Retreats are not conferences. Writing conferences are great for taking classes and workshops, and networking. But don’t expect to achieve writing; this is unlikely.
After a writing retreat, on the other hand, you may well have the beginning of your novel, or you might have made some significant progress, although progress might not be measured by how many words you have written. Writers also visit writer’s retreats not only to increase their word counts but to revitalize their writing, get over blocks, or loosen up, for example.
Here are some benefits being enjoyed by novelists at writing retreats today.
• They are stimulated by a change of environment.
• They can focus or get away from distractions.
• They demonstrate a commitment to themselves and their craft.
• They can recharge with rest, as well as writing.
• They can be with like-minded people.
• They can enjoy a kind of working holiday.
Writers at retreats also benefit from mixing with other writers. They may receive tutoring from established authors. This kind of input of time, energy, and expertise can make writing retreats an invaluable part of a writer’s annual schedule.
There is a writing retreat out there for every kind of author. Some of the better-known retreats include The Interlochen Writers Retreat, Storyknife Writers Retreat, and Writers Who Run.
Interlochen Writers Retreat, Michigan – This retreat has been running for 12 years. You can spend four days writing new material in whichever genre you like. It is set in beautiful surroundings and features award-winning faculty providing craft talks.
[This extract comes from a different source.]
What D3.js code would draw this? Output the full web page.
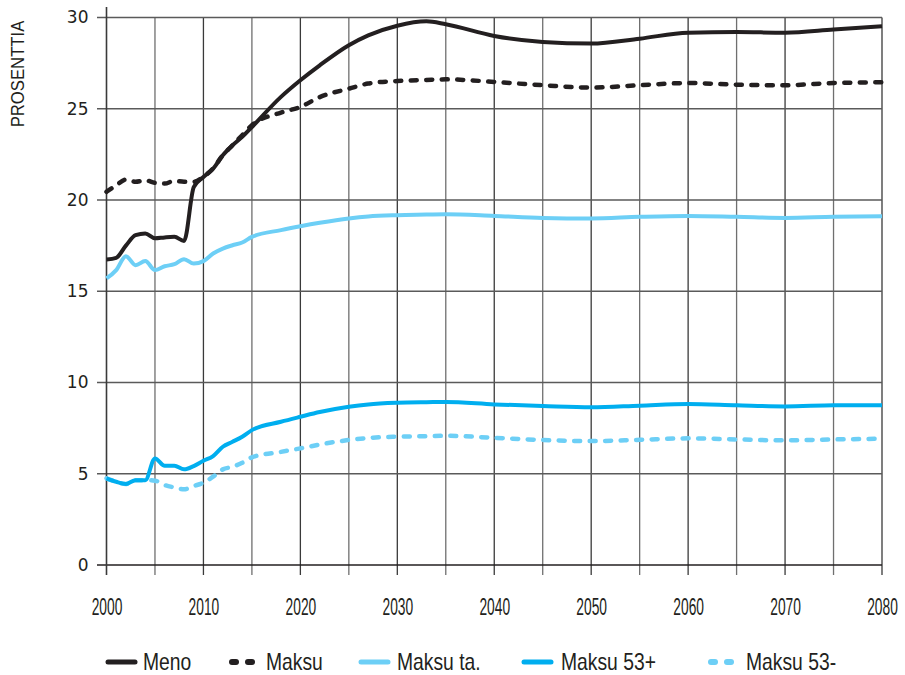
<!DOCTYPE html>
<html><head><meta charset="utf-8">
<script src="https://cdn.jsdelivr.net/npm/d3@7"></script>
<style>
body{margin:0;background:#fff;}
svg{display:block;}
</style></head>
<body>
<svg id="c" width="905" height="675"></svg>
<script>
const years = [2000,2001,2002,2003,2004,2005,2006,2007,2008,2009,2010,2011,2012,2013,2014,2015,2018,2020,2022,2025,2027,2030,2033,2035,2040,2045,2050,2055,2060,2065,2070,2075,2080];
const meno     = [16.74,16.83,17.5,18.07,18.16,17.9,17.95,17.98,17.76,20.7,21.26,21.72,22.45,23.0,23.46,24.0,25.65,26.56,27.38,28.48,29.02,29.55,29.79,29.63,28.99,28.66,28.57,28.84,29.17,29.2,29.17,29.34,29.52];
const maksu    = [20.45,20.8,21.12,21.0,21.08,20.94,20.9,21.05,21.0,21.0,21.27,21.74,22.45,23.0,23.55,24.1,24.79,25.1,25.64,26.1,26.38,26.52,26.58,26.61,26.47,26.29,26.16,26.29,26.41,26.32,26.29,26.41,26.45];
const maksuTa  = [15.7,16.16,16.92,16.43,16.66,16.16,16.37,16.48,16.76,16.52,16.65,17.07,17.34,17.52,17.67,17.98,18.35,18.56,18.75,18.99,19.1,19.17,19.2,19.22,19.13,19.02,18.99,19.08,19.13,19.08,19.02,19.08,19.11];
const maksu53p = [4.75,4.56,4.44,4.65,4.65,5.84,5.44,5.44,5.24,5.42,5.71,5.97,6.48,6.75,7.03,7.39,7.85,8.12,8.38,8.67,8.8,8.89,8.92,8.93,8.80,8.71,8.64,8.73,8.82,8.75,8.69,8.75,8.76];
const maksu53m = [4.75,4.56,4.44,4.65,4.65,4.62,4.38,4.25,4.15,4.33,4.51,4.84,5.24,5.38,5.6,5.9,6.2,6.39,6.6,6.85,6.96,7.03,7.06,7.08,6.97,6.85,6.79,6.86,6.94,6.88,6.83,6.88,6.92];
const xTicks = [2000,2010,2020,2030,2040,2050,2060,2070,2080];
const yTicks = [0,5,10,15,20,25,30];
const yLabel = "PROSENTTIA";

const series = [
  {name:"Meno", values:meno, color:"#231f20", dash:null},
  {name:"Maksu", values:maksu, color:"#231f20", dash:"6,9.5"},
  {name:"Maksu ta.", values:maksuTa, color:"#6dcff6", dash:null},
  {name:"Maksu 53+", values:maksu53p, color:"#00aeef", dash:null},
  {name:"Maksu 53-", values:maksu53m, color:"#6dcff6", dash:"6,9.5"}
];
const drawOrder = [4,3,2,1,0];
const condFont = '"Liberation Sans",Arial,sans-serif';

const svg = d3.select("#c");
const x = d3.scaleLinear().domain([2000,2080]).range([106.5,882]);
const y = d3.scaleLinear().domain([0,30]).range([565,17.5]);

// grid
const g = svg.append("g");
d3.range(2005,2081,5).forEach(yr=>{
  g.append("line").attr("x1",x(yr)).attr("x2",x(yr)).attr("y1",y(30)).attr("y2",575)
   .attr("stroke",yr%10===0?"#3a3a3a":"#6f6f6f").attr("stroke-width",1.3);
});
yTicks.forEach(v=>{
  g.append("line").attr("x1",97).attr("x2",x(2080)).attr("y1",y(v)).attr("y2",y(v))
   .attr("stroke",v===0?"#231f20":"#5a5a5a").attr("stroke-width",v===0?1.5:1.3);
});
g.append("line").attr("x1",x(2000)).attr("x2",x(2000)).attr("y1",7).attr("y2",575)
 .attr("stroke","#3a3a3a").attr("stroke-width",1.6);

// axis labels via d3 axes
const xAxis = svg.append("g").attr("transform","translate(0,565)")
  .call(d3.axisBottom(x).tickValues(xTicks).tickFormat(d3.format("d")).tickSize(0).tickPadding(0));
xAxis.select(".domain").remove();
xAxis.selectAll("text").attr("dy",null).attr("y",50).attr("font-size",23).attr("fill","#231f20")
  .attr("font-family",condFont).attr("transform","scale(0.6,1)");

const yAxis = svg.append("g").attr("transform","translate(106.5,0)")
  .call(d3.axisLeft(y).tickValues(yTicks).tickSize(0).tickPadding(18));
yAxis.select(".domain").remove();
yAxis.selectAll("text").attr("font-size",17).attr("fill","#231f20")
  .attr("font-family","'DejaVu Sans',sans-serif");

svg.append("text").attr("transform","translate(24,74) rotate(-90) scale(0.88,1)")
  .attr("text-anchor","middle").attr("font-size",19).attr("fill","#231f20")
  .attr("font-family",condFont)
  .text(yLabel);

// lines
const line = vals => d3.line().x((d,i)=>x(years[i])).y(d=>y(d)).curve(d3.curveMonotoneX)(vals);
drawOrder.forEach(i=>{
  const s = series[i];
  svg.append("path").attr("d",line(s.values)).attr("fill","none")
    .attr("stroke",s.color).attr("stroke-width",s.dash?4.5:4)
    .attr("stroke-linecap",s.dash?"round":"butt").attr("stroke-linejoin","round")
    .attr("stroke-dasharray",s.dash);
});

// legend
const legX = [106,229,359,522,708];
const legTextX = [143,266,397,561,746];
const ly = 662;
series.forEach((s,i)=>{
  if(s.dash){
    [0,1].forEach(k=>{
      svg.append("line").attr("x1",legX[i]+3+k*16).attr("x2",legX[i]+7+k*16)
        .attr("y1",ly).attr("y2",ly).attr("stroke",s.color).attr("stroke-width",6)
        .attr("stroke-linecap","round");
    });
  } else {
    svg.append("line").attr("x1",legX[i]+2).attr("x2",legX[i]+29).attr("y1",ly).attr("y2",ly)
      .attr("stroke",s.color).attr("stroke-width",5).attr("stroke-linecap","round");
  }
  svg.append("text").attr("transform",`translate(${legTextX[i]},${ly+8}) scale(0.84,1)`)
    .attr("font-size",23).attr("fill","#231f20").attr("font-family",condFont)
    .text(s.name);
});
</script>
</body></html>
Storyknife Writers Retreat, Alaska – This is a women-only retreat. Author Erin Hollowell writes: “Storyknife is not all about the buildings, not all about the volcanoes, nor the big Alaskan sky that stretches over this beautiful land. Storyknife is about supporting women’s voices and stories … Storyknife supports the work of women writers who have historically had fewer opportunities to devote time to their work.”
Writers Who Run, North Carolina – Writing is well-known to be a sedentary occupation, but not at the Writers Who Run Retreat, where writers can enjoy six days of exploration on and off the page. It’s a perfect place to exercise and stimulate the body and mind, and to see what this does for your writing.
Our advice is to think about your ideal writing retreat and then search for it online. Retreats all over the world appeal to different writers. And there are lots of good reasons to book one soon.